Hamilton Island is the largest inhabited island in the Whitsundays, surrounded by the World Heritage-listed Great Barrier Reef Marine Park. As current caretakers of the island, we take on a responsibility to care for and protect the surrounding natural environment and are continuously looking at how we can minimise our impact. Here are some of the ways we are committed to reducing our footprint:
We believe that providing first-hand experiences within the Great Barrier Reef and our surrounding environment is an important way of promoting and educating visitors to the island about their need for protection. Guests have access to a variety of snorkelling, diving and glass bottom boat tours, where they can learn from expert guides about the area’s extraordinary biodiversity and the challenges it faces environmentally.
Our recently upgraded walking trails were specifically designed to encourage more visitors to explore the natural bushland that makes up 75 per cent of the island, leading to some newly built lookouts as part of our Icons Trail, where they can stop and soak up the views of the surrounding islands and waterways.
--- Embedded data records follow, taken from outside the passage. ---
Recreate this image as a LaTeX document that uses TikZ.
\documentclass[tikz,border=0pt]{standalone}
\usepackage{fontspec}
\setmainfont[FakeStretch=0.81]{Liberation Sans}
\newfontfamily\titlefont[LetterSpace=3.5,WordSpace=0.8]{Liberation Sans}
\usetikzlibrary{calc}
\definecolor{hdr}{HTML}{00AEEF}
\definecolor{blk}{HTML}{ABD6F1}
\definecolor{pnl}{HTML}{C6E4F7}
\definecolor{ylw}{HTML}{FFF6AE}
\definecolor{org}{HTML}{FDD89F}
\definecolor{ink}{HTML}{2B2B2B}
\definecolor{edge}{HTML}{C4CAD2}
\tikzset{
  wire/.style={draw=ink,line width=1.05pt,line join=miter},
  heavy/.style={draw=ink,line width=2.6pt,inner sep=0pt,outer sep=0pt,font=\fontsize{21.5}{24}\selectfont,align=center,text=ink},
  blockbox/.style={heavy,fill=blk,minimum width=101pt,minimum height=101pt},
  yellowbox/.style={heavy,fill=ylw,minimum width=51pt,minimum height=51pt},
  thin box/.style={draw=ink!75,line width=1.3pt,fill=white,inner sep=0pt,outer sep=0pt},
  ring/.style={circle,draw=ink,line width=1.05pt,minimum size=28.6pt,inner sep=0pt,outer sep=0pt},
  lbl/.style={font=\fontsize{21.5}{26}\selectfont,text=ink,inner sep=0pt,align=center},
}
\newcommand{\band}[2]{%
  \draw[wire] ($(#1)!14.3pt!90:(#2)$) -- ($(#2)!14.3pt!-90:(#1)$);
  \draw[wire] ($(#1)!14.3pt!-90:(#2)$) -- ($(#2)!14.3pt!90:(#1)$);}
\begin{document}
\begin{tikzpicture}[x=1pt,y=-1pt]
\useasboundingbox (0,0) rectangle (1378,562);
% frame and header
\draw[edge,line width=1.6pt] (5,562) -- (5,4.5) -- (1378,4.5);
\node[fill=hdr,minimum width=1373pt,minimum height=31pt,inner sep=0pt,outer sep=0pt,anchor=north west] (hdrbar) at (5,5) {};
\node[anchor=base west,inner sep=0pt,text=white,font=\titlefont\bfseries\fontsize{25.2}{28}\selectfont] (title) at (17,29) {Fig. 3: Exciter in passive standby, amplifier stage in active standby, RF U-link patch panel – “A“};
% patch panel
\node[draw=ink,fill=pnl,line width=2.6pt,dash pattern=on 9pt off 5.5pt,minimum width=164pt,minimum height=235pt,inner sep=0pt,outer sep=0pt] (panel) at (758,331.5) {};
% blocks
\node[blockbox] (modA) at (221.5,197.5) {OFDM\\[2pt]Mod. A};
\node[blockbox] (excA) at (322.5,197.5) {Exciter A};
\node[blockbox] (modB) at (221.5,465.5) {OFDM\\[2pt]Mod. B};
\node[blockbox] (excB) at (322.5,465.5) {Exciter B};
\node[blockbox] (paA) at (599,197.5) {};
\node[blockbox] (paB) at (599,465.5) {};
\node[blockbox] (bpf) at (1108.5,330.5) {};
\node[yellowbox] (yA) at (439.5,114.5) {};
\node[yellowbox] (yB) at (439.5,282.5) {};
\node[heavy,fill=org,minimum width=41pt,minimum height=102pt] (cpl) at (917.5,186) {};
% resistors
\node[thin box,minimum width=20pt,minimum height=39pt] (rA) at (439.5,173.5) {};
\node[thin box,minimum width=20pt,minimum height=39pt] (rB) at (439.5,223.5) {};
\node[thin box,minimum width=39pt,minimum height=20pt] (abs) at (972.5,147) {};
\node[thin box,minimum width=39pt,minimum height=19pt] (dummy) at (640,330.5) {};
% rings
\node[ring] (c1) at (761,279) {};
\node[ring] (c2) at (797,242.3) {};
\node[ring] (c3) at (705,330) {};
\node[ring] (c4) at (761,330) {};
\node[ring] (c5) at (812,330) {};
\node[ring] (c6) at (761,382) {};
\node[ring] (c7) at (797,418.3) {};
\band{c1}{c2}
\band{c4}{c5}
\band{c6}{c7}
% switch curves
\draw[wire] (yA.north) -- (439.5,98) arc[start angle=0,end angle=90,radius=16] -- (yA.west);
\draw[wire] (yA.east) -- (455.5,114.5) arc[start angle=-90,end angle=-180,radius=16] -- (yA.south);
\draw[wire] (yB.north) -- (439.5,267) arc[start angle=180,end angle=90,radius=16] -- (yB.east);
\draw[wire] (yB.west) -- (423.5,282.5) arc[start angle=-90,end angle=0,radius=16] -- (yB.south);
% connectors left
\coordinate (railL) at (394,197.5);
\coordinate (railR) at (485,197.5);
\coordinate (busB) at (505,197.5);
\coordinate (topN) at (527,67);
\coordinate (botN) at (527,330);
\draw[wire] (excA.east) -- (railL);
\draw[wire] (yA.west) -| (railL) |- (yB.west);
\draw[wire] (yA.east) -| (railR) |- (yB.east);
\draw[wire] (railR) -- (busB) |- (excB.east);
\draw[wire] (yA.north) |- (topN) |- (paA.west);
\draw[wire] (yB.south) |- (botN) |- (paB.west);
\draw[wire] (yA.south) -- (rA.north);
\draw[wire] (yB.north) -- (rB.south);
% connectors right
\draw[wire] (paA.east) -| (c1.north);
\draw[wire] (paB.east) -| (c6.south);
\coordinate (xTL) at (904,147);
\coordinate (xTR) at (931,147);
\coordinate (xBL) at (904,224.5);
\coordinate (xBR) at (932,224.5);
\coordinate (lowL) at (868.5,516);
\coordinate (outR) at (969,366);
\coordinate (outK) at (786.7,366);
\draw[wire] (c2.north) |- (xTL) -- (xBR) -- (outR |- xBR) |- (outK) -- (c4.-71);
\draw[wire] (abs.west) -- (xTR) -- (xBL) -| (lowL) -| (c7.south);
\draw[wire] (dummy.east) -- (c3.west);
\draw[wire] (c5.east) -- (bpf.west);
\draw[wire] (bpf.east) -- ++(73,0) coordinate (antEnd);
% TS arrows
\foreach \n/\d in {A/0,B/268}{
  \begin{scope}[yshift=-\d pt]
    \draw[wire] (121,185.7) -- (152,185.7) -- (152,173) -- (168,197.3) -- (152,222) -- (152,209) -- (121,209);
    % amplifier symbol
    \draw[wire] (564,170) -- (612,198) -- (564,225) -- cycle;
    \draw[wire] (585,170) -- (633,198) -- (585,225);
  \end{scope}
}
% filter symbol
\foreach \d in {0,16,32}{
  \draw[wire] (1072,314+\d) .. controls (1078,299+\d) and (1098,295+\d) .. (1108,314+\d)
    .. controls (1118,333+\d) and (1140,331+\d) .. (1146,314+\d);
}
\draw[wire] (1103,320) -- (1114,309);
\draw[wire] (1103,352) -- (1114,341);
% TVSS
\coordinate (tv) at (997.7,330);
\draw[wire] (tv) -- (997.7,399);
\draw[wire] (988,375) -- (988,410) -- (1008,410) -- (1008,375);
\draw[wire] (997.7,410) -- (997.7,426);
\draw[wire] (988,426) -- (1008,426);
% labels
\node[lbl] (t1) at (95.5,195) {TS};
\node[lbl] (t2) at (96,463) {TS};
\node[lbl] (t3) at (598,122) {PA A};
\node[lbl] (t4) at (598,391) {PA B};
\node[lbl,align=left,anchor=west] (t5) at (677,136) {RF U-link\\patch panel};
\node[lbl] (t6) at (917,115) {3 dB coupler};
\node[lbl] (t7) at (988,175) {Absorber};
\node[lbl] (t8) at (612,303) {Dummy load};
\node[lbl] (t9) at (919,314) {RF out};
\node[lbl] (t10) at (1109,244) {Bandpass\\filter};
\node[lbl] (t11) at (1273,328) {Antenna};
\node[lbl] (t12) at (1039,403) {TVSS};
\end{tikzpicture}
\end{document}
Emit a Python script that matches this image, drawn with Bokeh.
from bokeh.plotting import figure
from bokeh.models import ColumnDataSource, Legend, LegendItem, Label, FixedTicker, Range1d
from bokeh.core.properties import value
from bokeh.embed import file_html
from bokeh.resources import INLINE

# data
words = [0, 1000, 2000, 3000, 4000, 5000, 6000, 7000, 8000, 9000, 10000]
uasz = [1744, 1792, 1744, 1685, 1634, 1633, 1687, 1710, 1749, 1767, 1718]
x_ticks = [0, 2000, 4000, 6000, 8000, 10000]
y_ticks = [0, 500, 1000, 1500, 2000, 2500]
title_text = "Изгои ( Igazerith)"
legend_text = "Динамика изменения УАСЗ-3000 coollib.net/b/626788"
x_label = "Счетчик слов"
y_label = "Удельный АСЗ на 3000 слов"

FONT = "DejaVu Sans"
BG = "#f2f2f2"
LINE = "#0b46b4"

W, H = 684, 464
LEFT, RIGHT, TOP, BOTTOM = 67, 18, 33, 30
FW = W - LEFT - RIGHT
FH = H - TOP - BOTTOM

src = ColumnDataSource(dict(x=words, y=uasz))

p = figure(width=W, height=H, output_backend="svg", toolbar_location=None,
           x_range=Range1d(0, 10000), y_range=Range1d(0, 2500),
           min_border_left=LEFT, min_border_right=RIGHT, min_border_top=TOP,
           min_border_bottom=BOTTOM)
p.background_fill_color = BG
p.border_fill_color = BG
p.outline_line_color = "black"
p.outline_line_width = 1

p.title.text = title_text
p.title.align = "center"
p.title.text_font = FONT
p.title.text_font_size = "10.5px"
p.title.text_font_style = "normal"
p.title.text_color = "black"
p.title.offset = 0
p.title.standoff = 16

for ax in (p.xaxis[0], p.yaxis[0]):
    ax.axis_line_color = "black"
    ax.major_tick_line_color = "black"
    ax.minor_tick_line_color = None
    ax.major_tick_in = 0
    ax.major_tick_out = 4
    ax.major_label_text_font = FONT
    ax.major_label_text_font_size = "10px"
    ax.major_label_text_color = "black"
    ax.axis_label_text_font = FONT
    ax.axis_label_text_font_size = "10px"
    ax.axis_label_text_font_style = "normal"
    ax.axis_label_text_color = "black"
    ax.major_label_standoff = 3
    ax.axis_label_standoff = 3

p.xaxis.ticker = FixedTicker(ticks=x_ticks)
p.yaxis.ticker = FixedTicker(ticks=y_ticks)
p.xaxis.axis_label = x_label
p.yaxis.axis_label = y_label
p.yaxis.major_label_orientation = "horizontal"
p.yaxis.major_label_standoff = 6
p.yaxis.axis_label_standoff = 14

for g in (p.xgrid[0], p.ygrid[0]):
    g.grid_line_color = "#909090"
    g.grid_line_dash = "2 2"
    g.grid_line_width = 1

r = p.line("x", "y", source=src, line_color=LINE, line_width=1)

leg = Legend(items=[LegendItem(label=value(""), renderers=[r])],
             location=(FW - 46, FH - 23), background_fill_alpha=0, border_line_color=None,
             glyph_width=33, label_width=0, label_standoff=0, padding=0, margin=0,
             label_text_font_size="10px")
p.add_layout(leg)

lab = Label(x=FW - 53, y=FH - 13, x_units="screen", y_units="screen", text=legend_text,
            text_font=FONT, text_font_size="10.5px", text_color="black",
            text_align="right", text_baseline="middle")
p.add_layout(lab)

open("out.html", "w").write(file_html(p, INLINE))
Our island-wide erosion and sediment control measures, such as rocky reed bed swale drains, silt traps, gross pollutant traps and promotion of natural vegetation around water courses, minimise run-off organic matter draining into local marine habitats.
Hotel cleaning products are sourced from a local mainland supplier and are formulated from plant-derived bioflavonoids to replace synthetic chemicals, which are biodegradable within seven days, reducing impact on the environment.
In early 2020, Hamilton Island was part-recipient of the Great Barrier Reef Island Resorts Rejuvenation Fund, and these funds were dedicated to a substantial upgrade of the island’s sewerage and water treatment plants. Improvements to the water production process significantly reduced overall energy and water consumption. Hamilton Island's sewerage treatment facility now produces ‘A’ class treated effluent, of which 95% is reused throughout the island’s extensive tropical gardens and lawns, rather than being discharged into waterways.
The Great Barrier Reef Island Resorts Rejuvenation Fund also provided for the purchase and installation of seven liquid food composters (LFC’s) designed to compost the majority of the island’s organic food waste. The by-product of the LFC units is disposed safely into the sewerage system and used to irrigate the gardens around the island. The seven composters divert up to 125 tonnes of organic food waste from landfill each year, which provides a carbon reduction of 541 tonnes.
Our continued focus on recycling has seen an overall year-on-year reduction of 17 per cent of general waste. In a normal year, staff on the island collect and bale over one tonne of separated recyclables daily, which diverts over 300 tonnes of cardboard from landfill every year.
Single-use plastic cutlery, straws and food storage containers have all been removed from the island. A series of water fountains are available across Hamilton Island, encouraging guests and residents to use refillable water bottles. Complimentary refillable water bottles are provided in some of the island’s hotels and to conference delegates.
The island’s food and beverage outlets use the Cookers Bulk Oil System, supplied in reusable fresh oil storage units eliminating the need for tins which end up in landfill. The oil product waste is collected, de-watered and refined before being used for biodiesel and cattle feed.
Residential green waste is collected and mulched on the island, with resulting mulch used on the extensive gardens across the island. This helps to reduce waste and aids in water conversation by providing gardens with a protective layer of compost.
Any items that have reached their end of life such as TV’s and computer equipment, and household and buggy batteries are recovered for recycling. Even old mattresses are stripped into their component parts and recycled by a local social enterprise.
Measuring just 4.5km from north to south and 3km from east to west, and with much of the resort activities and facilities centrally located, it is possible to reach most things on the island on foot. The island is mostly car free, with the main mode of transport being electric golf buggies. There are many island-wide energy saving measures in place; including solar powered, low wattage and LED lighting, and energy saving devices are also installed in all hotels and most private residences.